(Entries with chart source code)
— Begin —

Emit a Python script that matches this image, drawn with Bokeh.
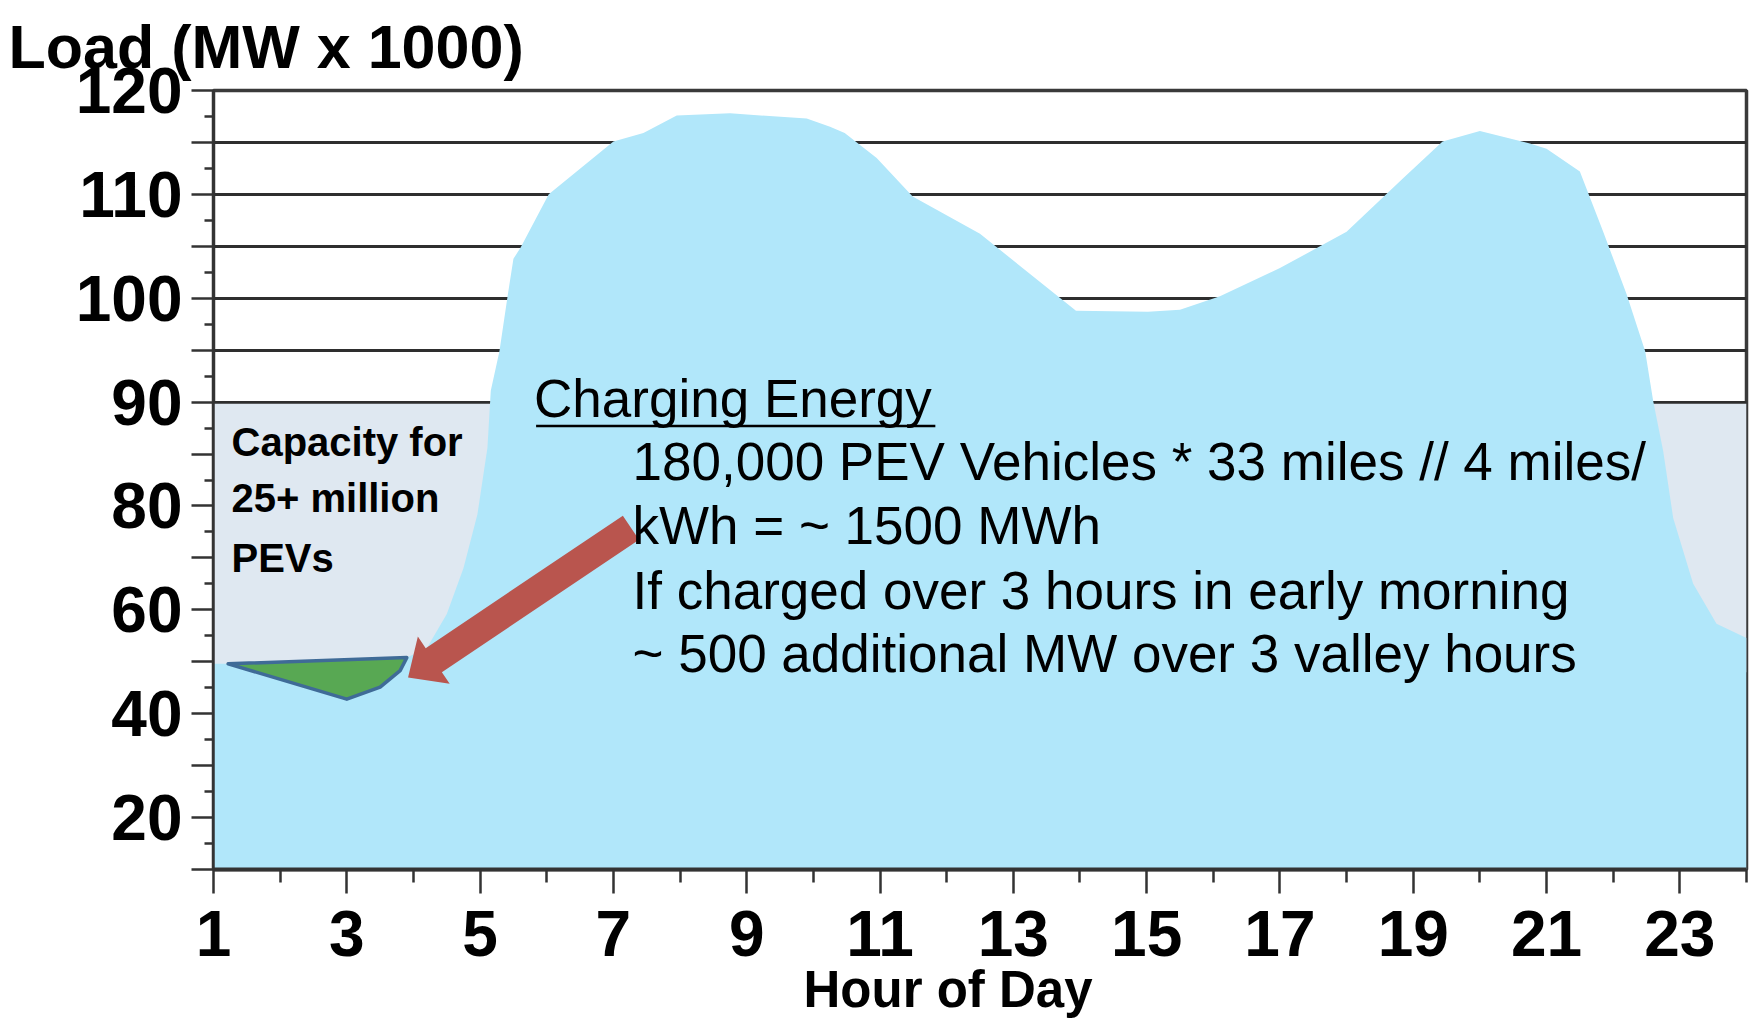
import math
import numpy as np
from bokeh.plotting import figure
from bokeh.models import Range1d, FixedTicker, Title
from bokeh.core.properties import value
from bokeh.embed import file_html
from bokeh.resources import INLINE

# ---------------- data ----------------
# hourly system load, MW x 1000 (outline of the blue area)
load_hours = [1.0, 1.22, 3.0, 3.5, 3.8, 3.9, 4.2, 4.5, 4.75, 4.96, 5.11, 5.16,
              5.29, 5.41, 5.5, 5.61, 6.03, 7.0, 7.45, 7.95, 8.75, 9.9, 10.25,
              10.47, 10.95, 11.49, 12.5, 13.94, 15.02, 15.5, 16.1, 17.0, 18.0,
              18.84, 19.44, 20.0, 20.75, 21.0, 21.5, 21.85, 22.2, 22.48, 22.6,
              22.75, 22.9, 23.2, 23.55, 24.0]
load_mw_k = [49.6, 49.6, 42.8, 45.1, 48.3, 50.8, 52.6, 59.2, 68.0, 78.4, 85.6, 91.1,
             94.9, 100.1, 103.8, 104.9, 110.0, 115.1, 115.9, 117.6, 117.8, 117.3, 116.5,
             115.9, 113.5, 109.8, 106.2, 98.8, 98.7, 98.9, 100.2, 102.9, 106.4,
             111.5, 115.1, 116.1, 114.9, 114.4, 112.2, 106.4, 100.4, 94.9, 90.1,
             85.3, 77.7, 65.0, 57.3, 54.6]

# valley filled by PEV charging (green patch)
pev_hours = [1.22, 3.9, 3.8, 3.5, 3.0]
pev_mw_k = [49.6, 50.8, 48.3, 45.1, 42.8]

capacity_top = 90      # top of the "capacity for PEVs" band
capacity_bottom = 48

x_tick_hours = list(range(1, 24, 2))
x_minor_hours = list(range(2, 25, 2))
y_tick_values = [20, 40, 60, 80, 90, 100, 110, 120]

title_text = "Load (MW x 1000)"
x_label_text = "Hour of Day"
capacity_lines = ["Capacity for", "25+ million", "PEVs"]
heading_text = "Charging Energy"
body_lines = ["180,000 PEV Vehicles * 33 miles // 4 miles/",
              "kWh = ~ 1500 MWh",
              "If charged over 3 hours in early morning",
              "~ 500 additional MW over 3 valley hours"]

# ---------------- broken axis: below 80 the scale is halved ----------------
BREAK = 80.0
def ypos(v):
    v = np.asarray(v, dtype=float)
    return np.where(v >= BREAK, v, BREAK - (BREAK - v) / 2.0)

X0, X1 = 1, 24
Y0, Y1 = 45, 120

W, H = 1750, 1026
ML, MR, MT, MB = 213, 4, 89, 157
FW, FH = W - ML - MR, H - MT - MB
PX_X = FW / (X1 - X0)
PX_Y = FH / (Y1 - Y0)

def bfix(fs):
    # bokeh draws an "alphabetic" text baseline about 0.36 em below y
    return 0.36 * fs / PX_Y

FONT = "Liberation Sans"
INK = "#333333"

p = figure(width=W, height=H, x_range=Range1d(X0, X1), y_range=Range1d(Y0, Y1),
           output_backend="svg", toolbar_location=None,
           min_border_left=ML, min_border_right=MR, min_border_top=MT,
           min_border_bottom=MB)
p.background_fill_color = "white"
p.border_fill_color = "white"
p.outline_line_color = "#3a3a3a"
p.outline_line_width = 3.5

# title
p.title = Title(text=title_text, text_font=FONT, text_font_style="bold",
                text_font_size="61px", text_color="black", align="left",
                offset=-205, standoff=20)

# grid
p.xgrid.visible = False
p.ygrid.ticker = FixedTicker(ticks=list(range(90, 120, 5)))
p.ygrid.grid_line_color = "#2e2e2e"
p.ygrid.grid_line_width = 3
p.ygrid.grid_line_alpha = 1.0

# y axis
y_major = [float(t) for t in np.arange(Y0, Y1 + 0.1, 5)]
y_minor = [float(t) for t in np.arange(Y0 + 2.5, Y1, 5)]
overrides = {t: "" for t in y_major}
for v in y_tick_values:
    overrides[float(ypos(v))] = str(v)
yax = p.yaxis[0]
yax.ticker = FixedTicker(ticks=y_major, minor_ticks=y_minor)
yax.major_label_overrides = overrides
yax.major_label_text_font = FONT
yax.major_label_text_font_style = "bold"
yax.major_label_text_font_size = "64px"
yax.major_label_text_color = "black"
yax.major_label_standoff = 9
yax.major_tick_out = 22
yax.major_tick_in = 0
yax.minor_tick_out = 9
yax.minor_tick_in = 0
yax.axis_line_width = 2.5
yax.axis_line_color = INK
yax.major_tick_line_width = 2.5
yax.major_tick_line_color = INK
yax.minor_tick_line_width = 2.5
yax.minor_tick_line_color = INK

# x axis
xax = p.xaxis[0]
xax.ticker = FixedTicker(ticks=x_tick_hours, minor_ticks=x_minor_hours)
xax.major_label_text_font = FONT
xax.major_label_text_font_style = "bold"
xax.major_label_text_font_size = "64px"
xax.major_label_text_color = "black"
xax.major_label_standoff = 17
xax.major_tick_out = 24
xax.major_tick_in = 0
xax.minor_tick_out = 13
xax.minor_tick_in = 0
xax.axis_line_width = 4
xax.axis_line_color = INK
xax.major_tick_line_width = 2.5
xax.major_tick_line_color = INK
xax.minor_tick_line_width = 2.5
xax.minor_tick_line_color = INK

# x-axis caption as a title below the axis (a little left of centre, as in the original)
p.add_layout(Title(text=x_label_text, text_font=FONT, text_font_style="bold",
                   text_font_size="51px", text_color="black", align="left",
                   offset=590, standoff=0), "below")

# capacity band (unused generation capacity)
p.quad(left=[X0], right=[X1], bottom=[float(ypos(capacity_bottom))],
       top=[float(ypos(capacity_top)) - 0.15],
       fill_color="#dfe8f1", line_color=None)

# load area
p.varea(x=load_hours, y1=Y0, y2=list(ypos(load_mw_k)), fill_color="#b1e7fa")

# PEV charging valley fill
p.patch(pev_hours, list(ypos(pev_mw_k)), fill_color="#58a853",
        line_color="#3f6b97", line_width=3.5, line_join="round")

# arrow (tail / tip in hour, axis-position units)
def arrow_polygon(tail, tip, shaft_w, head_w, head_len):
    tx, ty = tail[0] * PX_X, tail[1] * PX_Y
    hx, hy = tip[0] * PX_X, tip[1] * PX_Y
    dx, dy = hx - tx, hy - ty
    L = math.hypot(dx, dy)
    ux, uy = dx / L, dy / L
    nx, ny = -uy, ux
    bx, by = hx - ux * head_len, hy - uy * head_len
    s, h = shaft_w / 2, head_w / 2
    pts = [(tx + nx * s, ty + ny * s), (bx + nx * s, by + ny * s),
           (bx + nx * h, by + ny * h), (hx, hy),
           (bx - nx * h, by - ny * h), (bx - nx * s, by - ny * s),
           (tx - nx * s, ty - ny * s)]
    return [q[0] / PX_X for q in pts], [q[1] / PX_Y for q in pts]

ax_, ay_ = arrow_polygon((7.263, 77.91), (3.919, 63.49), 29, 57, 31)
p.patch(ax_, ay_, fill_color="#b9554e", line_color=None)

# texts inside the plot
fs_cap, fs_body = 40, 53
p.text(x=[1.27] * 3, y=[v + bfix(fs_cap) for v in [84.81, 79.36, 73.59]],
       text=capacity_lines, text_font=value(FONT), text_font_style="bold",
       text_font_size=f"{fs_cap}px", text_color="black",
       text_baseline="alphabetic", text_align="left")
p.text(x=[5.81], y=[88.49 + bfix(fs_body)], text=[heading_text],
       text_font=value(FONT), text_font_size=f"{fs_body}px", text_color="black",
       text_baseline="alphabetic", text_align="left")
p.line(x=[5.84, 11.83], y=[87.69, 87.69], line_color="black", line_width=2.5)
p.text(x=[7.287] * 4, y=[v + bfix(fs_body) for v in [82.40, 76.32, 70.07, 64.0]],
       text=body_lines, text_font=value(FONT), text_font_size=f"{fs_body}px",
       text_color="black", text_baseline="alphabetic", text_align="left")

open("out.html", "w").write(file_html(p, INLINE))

— End —
— Begin —

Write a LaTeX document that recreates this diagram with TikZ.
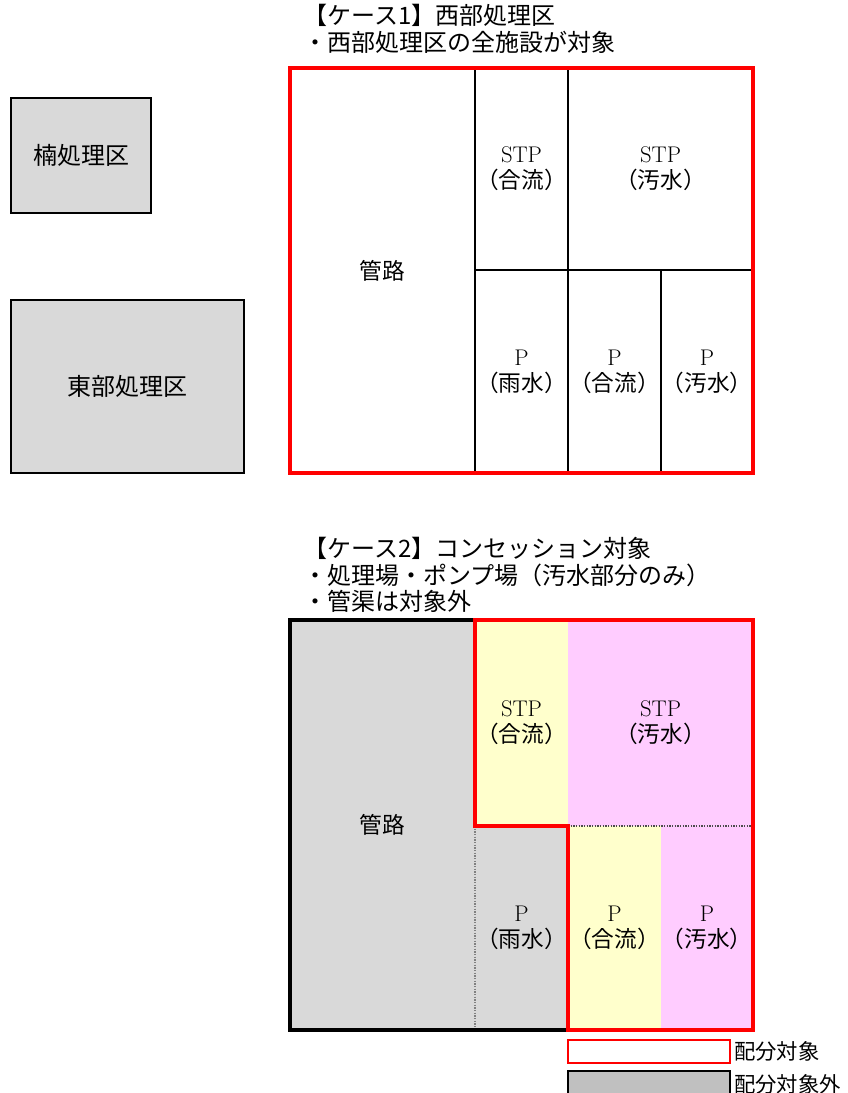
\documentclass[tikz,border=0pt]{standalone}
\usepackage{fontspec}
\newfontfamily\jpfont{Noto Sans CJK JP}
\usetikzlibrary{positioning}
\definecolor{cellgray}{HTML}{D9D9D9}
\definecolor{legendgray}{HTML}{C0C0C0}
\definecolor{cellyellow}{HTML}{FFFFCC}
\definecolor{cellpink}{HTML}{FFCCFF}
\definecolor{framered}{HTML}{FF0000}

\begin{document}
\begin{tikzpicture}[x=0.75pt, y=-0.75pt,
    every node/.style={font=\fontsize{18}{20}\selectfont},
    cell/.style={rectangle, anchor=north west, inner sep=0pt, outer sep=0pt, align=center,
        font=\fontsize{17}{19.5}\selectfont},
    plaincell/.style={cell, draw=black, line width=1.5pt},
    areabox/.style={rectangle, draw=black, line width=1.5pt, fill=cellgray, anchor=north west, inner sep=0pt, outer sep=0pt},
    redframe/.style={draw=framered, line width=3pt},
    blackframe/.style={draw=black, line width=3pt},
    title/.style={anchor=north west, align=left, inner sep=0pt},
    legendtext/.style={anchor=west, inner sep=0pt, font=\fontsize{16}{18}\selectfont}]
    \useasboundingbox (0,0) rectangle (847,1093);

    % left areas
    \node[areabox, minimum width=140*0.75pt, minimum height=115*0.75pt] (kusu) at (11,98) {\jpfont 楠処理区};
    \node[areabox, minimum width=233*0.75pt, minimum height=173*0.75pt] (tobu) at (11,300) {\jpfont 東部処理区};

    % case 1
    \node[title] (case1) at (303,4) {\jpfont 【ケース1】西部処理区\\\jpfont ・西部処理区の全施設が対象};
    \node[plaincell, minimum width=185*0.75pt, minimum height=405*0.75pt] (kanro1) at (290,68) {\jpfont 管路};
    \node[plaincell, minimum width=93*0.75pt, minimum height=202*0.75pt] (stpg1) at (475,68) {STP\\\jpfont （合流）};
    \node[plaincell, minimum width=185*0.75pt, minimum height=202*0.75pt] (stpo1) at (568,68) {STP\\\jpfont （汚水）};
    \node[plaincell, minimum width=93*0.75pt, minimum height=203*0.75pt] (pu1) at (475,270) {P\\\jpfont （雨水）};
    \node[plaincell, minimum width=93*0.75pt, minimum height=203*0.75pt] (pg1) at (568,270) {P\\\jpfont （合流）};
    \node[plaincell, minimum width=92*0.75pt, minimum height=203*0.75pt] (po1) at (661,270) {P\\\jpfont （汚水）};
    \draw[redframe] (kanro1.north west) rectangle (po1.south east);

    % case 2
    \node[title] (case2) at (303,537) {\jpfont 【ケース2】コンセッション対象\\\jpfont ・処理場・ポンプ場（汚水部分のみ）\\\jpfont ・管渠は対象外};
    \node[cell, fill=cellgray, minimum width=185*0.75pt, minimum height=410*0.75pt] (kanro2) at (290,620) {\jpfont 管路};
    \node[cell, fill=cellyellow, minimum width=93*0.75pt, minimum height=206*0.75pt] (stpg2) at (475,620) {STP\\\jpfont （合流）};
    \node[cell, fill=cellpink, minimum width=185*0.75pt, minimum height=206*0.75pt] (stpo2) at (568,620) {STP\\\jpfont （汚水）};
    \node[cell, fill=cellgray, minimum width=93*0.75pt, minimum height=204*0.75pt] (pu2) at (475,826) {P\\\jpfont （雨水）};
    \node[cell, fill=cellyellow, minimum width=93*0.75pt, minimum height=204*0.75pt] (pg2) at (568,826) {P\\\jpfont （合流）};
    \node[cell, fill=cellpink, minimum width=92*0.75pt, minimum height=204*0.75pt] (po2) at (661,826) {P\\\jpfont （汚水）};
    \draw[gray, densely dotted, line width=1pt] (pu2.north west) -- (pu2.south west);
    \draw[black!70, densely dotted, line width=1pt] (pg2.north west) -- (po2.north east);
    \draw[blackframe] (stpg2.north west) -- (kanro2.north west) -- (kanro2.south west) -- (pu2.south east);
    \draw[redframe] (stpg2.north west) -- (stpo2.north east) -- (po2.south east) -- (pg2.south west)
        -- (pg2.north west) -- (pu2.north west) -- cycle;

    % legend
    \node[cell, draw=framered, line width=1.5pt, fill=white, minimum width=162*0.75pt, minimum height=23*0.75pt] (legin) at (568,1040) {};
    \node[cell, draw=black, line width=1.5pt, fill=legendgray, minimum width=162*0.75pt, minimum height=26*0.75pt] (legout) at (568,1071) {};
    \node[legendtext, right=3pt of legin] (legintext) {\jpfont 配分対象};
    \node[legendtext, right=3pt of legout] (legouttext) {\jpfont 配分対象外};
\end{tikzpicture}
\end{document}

— End —

- _Stated task_:
Start at the line above containing "Emit a Python" and stop at the line containing "from bokeh.resources import INLINE": print those lines and everything between them exactly, but not the pictures.

- _Written answer_:
Emit a Python script that matches this image, drawn with Bokeh.
import math
import numpy as np
from bokeh.plotting import figure
from bokeh.models import Range1d, FixedTicker, Title
from bokeh.core.properties import value
from bokeh.embed import file_html
from bokeh.resources import INLINE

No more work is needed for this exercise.